Retype the material word for word.

■ PROVIDED RECORDS ■
------------------------------

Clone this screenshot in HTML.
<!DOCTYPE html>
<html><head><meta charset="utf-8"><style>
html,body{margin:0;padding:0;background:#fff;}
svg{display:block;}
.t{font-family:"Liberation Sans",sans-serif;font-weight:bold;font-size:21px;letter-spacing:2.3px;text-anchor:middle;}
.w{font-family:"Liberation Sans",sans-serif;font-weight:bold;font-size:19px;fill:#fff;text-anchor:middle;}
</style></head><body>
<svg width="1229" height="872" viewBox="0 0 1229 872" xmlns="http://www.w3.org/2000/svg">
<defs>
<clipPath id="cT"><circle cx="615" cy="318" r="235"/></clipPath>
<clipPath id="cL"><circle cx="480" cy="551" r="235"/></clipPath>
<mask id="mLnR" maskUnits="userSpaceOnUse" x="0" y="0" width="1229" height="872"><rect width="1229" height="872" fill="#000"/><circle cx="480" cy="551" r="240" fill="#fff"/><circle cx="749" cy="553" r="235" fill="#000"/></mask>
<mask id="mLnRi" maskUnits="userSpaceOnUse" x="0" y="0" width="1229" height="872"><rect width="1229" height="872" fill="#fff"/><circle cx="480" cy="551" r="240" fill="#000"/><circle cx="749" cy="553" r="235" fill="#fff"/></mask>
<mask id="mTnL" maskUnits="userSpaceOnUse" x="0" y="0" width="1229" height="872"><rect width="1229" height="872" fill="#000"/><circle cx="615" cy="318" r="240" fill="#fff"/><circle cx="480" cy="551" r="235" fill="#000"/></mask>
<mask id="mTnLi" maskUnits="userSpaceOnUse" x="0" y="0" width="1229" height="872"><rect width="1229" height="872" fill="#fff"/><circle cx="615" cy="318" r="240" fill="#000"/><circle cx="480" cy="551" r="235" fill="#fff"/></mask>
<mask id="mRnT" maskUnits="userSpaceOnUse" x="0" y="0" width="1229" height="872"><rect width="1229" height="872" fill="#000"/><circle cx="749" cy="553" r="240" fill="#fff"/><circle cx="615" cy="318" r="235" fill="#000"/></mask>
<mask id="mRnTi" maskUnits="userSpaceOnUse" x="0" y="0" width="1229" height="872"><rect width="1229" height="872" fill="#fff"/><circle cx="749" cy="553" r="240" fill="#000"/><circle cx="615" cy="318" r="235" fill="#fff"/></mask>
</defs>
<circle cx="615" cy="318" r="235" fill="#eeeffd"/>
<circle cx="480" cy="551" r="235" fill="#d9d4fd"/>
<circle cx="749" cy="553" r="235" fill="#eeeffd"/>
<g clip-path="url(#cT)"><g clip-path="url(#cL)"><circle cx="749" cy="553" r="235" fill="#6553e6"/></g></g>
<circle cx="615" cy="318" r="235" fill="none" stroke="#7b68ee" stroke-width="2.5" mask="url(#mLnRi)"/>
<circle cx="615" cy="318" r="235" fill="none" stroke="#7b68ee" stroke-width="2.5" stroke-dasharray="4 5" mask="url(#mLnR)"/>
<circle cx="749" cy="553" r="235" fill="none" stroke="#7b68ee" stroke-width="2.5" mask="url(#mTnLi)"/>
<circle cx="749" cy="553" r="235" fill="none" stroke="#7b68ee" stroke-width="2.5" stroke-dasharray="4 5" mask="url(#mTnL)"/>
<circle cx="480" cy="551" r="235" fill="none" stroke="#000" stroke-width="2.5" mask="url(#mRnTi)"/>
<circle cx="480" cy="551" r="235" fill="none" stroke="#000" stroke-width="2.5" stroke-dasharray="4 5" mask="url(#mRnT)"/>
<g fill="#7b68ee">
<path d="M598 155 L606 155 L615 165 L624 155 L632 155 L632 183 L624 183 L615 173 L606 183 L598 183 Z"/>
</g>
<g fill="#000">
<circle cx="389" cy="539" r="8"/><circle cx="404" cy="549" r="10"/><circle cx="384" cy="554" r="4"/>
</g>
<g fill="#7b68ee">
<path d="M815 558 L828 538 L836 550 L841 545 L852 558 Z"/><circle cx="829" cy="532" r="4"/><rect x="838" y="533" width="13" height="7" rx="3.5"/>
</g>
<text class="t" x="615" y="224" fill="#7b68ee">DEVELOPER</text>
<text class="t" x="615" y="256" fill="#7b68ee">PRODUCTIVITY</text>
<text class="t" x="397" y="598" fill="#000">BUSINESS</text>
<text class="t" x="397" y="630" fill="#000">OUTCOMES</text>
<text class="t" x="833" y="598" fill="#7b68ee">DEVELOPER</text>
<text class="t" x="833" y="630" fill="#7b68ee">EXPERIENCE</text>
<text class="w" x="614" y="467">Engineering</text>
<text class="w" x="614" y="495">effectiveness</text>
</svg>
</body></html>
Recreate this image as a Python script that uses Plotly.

------------------------------

■ WRITTEN RESPONSE ■
Clone this screenshot in HTML.
<!DOCTYPE html>
<html><head><meta charset="utf-8"><style>
html,body{margin:0;padding:0;background:#fff;}
svg{display:block;}
.t{font-family:"Liberation Sans",sans-serif;font-weight:bold;font-size:21px;letter-spacing:2.3px;text-anchor:middle;}
.w{font-family:"Liberation Sans",sans-serif;font-weight:bold;font-size:19px;fill:#fff;text-anchor:middle;}
</style></head><body>
<svg width="1229" height="872" viewBox="0 0 1229 872" xmlns="http://www.w3.org/2000/svg">
<defs>
<clipPath id="cT"><circle cx="615" cy="318" r="235"/></clipPath>
<clipPath id="cL"><circle cx="480" cy="551" r="235"/></clipPath>
<mask id="mLnR" maskUnits="userSpaceOnUse" x="0" y="0" width="1229" height="872"><rect width="1229" height="872" fill="#000"/><circle cx="480" cy="551" r="240" fill="#fff"/><circle cx="749" cy="553" r="235" fill="#000"/></mask>
<mask id="mLnRi" maskUnits="userSpaceOnUse" x="0" y="0" width="1229" height="872"><rect width="1229" height="872" fill="#fff"/><circle cx="480" cy="551" r="240" fill="#000"/><circle cx="749" cy="553" r="235" fill="#fff"/></mask>
<mask id="mTnL" maskUnits="userSpaceOnUse" x="0" y="0" width="1229" height="872"><rect width="1229" height="872" fill="#000"/><circle cx="615" cy="318" r="240" fill="#fff"/><circle cx="480" cy="551" r="235" fill="#000"/></mask>
<mask id="mTnLi" maskUnits="userSpaceOnUse" x="0" y="0" width="1229" height="872"><rect width="1229" height="872" fill="#fff"/><circle cx="615" cy="318" r="240" fill="#000"/><circle cx="480" cy="551" r="235" fill="#fff"/></mask>
<mask id="mRnT" maskUnits="userSpaceOnUse" x="0" y="0" width="1229" height="872"><rect width="1229" height="872" fill="#000"/><circle cx="749" cy="553" r="240" fill="#fff"/><circle cx="615" cy="318" r="235" fill="#000"/></mask>
<mask id="mRnTi" maskUnits="userSpaceOnUse" x="0" y="0" width="1229" height="872"><rect width="1229" height="872" fill="#fff"/><circle cx="749" cy="553" r="240" fill="#000"/><circle cx="615" cy="318" r="235" fill="#fff"/></mask>
</defs>
<circle cx="615" cy="318" r="235" fill="#eeeffd"/>
<circle cx="480" cy="551" r="235" fill="#d9d4fd"/>
<circle cx="749" cy="553" r="235" fill="#eeeffd"/>
<g clip-path="url(#cT)"><g clip-path="url(#cL)"><circle cx="749" cy="553" r="235" fill="#6553e6"/></g></g>
<circle cx="615" cy="318" r="235" fill="none" stroke="#7b68ee" stroke-width="2.5" mask="url(#mLnRi)"/>
<circle cx="615" cy="318" r="235" fill="none" stroke="#7b68ee" stroke-width="2.5" stroke-dasharray="4 5" mask="url(#mLnR)"/>
<circle cx="749" cy="553" r="235" fill="none" stroke="#7b68ee" stroke-width="2.5" mask="url(#mTnLi)"/>
<circle cx="749" cy="553" r="235" fill="none" stroke="#7b68ee" stroke-width="2.5" stroke-dasharray="4 5" mask="url(#mTnL)"/>
<circle cx="480" cy="551" r="235" fill="none" stroke="#000" stroke-width="2.5" mask="url(#mRnTi)"/>
<circle cx="480" cy="551" r="235" fill="none" stroke="#000" stroke-width="2.5" stroke-dasharray="4 5" mask="url(#mRnT)"/>
<g fill="#7b68ee">
<path d="M598 155 L606 155 L615 165 L624 155 L632 155 L632 183 L624 183 L615 173 L606 183 L598 183 Z"/>
</g>
<g fill="#000">
<circle cx="389" cy="539" r="8"/><circle cx="404" cy="549" r="10"/><circle cx="384" cy="554" r="4"/>
</g>
<g fill="#7b68ee">
<path d="M815 558 L828 538 L836 550 L841 545 L852 558 Z"/><circle cx="829" cy="532" r="4"/><rect x="838" y="533" width="13" height="7" rx="3.5"/>
</g>
<text class="t" x="615" y="224" fill="#7b68ee">DEVELOPER</text>
<text class="t" x="615" y="256" fill="#7b68ee">PRODUCTIVITY</text>
<text class="t" x="397" y="598" fill="#000">BUSINESS</text>
<text class="t" x="397" y="630" fill="#000">OUTCOMES</text>
<text class="t" x="833" y="598" fill="#7b68ee">DEVELOPER</text>
<text class="t" x="833" y="630" fill="#7b68ee">EXPERIENCE</text>
<text class="w" x="614" y="467">Engineering</text>
<text class="w" x="614" y="495">effectiveness</text>
</svg>
</body></html>
Recreate this image as a Python script that uses Plotly.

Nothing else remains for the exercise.